In the Evaluations Hub, click the “Create New Custom LLM Eval” button.
Select the Eval Type:
Binary (Yes/No) – A simple pass/fail evaluation.
Multiple Choice – A set of categories or labels with individual scores (e.g., 1-5 rating).
Numeric Score – A numerical evaluation (e.g., 0-100).
Enter a meaningful name for your eval. This step is important, providing a meaningful name for your Custom Eval prompt will make sure the model used to asses that eval understands the goal of that eval prompt.
Write a prompt that explains the evaluation criteria to the model. Your prompt should match the type of eval you are creating. For example, if you’re defining a Binary Eval, you can use a yes/no question as your prompt. Few examples:
Evaluate the quality of this summary based on accuracy, completeness, and clarity.

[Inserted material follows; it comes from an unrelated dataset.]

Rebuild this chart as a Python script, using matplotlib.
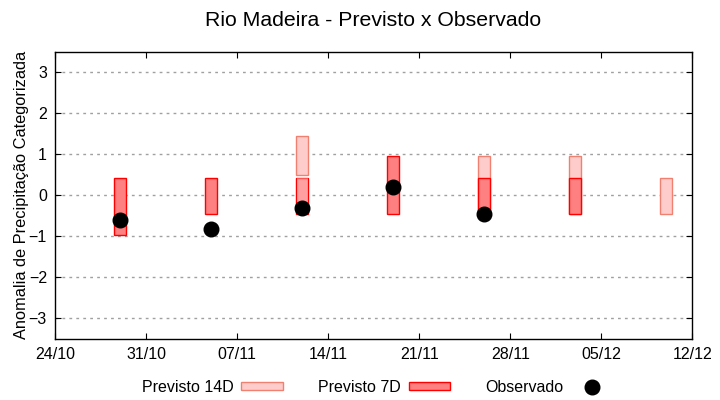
import datetime as dt
import matplotlib
matplotlib.use("Agg")
import matplotlib.pyplot as plt
import matplotlib.dates as mdates
from matplotlib.patches import Patch
from matplotlib.lines import Line2D

plt.rcParams["font.family"] = ["Liberation Sans", "DejaVu Sans"]

# previsto 7 dias
dates_7d = ["29/10", "05/11", "12/11", "19/11", "26/11", "03/12"]
low_7d = [-0.96, -0.45, -0.45, -0.45, -0.45, -0.45]
high_7d = [0.43, 0.43, 0.43, 0.95, 0.43, 0.43]

# previsto 14 dias
dates_14d = ["12/11", "26/11", "03/12", "10/12"]
low_14d = [0.50, -0.45, -0.45, -0.45]
high_14d = [1.44, 0.95, 0.95, 0.43]
# parte do 14D sobre o 7D
dates_14d_over = ["12/11"]
low_14d_over = [-0.45]
high_14d_over = [0.43]

# observado
dates_obs = ["29/10", "05/11", "12/11", "19/11", "26/11"]
obs = [-0.59, -0.81, -0.30, 0.21, -0.45]

xticks = ["24/10", "31/10", "07/11", "14/11", "21/11", "28/11", "05/12", "12/12"]


def to_date(s):
    d, m = s.split("/")
    return dt.datetime(2023, int(m), int(d))


c14_face = "#ffcccc"
c14_edge = "#f08070"
c7_face = "#ff8080"
c7_edge = "#ff0000"

fig = plt.figure(figsize=(7.2, 4), dpi=100)
ax = fig.add_axes([0.0768, 0.1525, 0.8847, 0.7185])

w = 0.9
x14 = [mdates.date2num(to_date(s)) for s in dates_14d]
ax.bar(x14, [h - l for l, h in zip(low_14d, high_14d)], bottom=low_14d, width=w,
       color=c14_face, edgecolor=c14_edge, linewidth=1, zorder=2)

x7 = [mdates.date2num(to_date(s)) for s in dates_7d]
ax.bar(x7, [h - l for l, h in zip(low_7d, high_7d)], bottom=low_7d, width=w,
       color=c7_face, edgecolor=c7_edge, linewidth=1, zorder=3)

xo = [mdates.date2num(to_date(s)) for s in dates_14d_over]
ax.bar(xo, [h - l for l, h in zip(low_14d_over, high_14d_over)], bottom=low_14d_over,
       width=w - 0.08, color=c14_face, alpha=0.41, edgecolor="none", zorder=4)

xob = [mdates.date2num(to_date(s)) for s in dates_obs]
ax.plot(xob, obs, "o", color="black", markersize=10.5, zorder=5)

ax.set_xlim(mdates.date2num(to_date("24/10")), mdates.date2num(to_date("12/12")))
ax.set_ylim(-3.5, 3.5)
ax.set_xticks([mdates.date2num(to_date(s)) for s in xticks])
ax.set_xticklabels(xticks)
ax.set_yticks([-3, -2, -1, 0, 1, 2, 3])
ax.tick_params(direction="in", length=4, labelsize=11.5, top=True, right=True, pad=6)
ax.yaxis.grid(True, color="#a0a0a0", linestyle=(0, (2, 3)), linewidth=1)
ax.set_axisbelow(True)
for sp in ax.spines.values():
    sp.set_linewidth(1)

ax.set_ylabel("Anomalia de Precipitação Categorizada", fontsize=11.8, labelpad=0)
fig.suptitle("Rio Madeira - Previsto x Observado", fontsize=15.3, x=0.518, y=0.972)

handles = [
    Patch(facecolor=c14_face, edgecolor=c14_edge, linewidth=1),
    Patch(facecolor=c7_face, edgecolor=c7_edge, linewidth=1),
    Line2D([], [], marker="o", linestyle="none", color="black", markersize=10.5),
]
fig.legend(handles, ["Previsto 14D", "Previsto 7D", "Observado"], loc="center",
           bbox_to_anchor=(0.524, 0.032), ncol=3, frameon=False, markerfirst=False,
           fontsize=11.5, handlelength=2.6, handleheight=0.4, handletextpad=0.5,
           columnspacing=2.2)

fig.savefig("out.png", dpi=100)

Assign one of these categories to score: Poor, Fair, Good , Excellent.
Scores: Poor - 1 | Fair - 2 | Good - 3 | Excellent - 4
-------
Does the response uses information provided as part of the input and is grounded to one or more of the documents provided?
Scores: Yes - 1 | No - 0
-------
You are a math exam checker, Grade the correctness of the answer provided in the response with a score between 0 to 100, make sure to reduce significant score on critical mathematical mistakes only.
-------
Scores: Range 0 -100
Choose a vendor and model from the supported list. If required, enter an API key for model access.
Choose whether the eval should run on:
The prompt text.
The response from the model.
(Optional) Apply preprocessing filters such as regex or JSON key extraction.
Click Save to add the eval to the library.
Apply the Eval to a Prompt Run
Navigate to a Prompt you would like to experiment with the new Eval, and apply the Eval.
Run your experiment and view aggregated scores and detailed Evals breakdowns.
Understanding the Eval Results
Once an eval is applied, results are summarized based on the eval type:
Multiple Choice: Displays the distribution of scores across runs.
Binary: Shows pass/fail rates.
Numeric Score: Includes mean, median, mode, and standard deviation.
Custom Eval Best Practices
Keep eval prompts clear and specific to ensure reliable results.
Use test runs on your Eval prompt to optimize the eval criteria before applying them at scale.
Leverage filters to focus on relevant parts of responses.
Analyze score distributions to spot trends and improve model performance.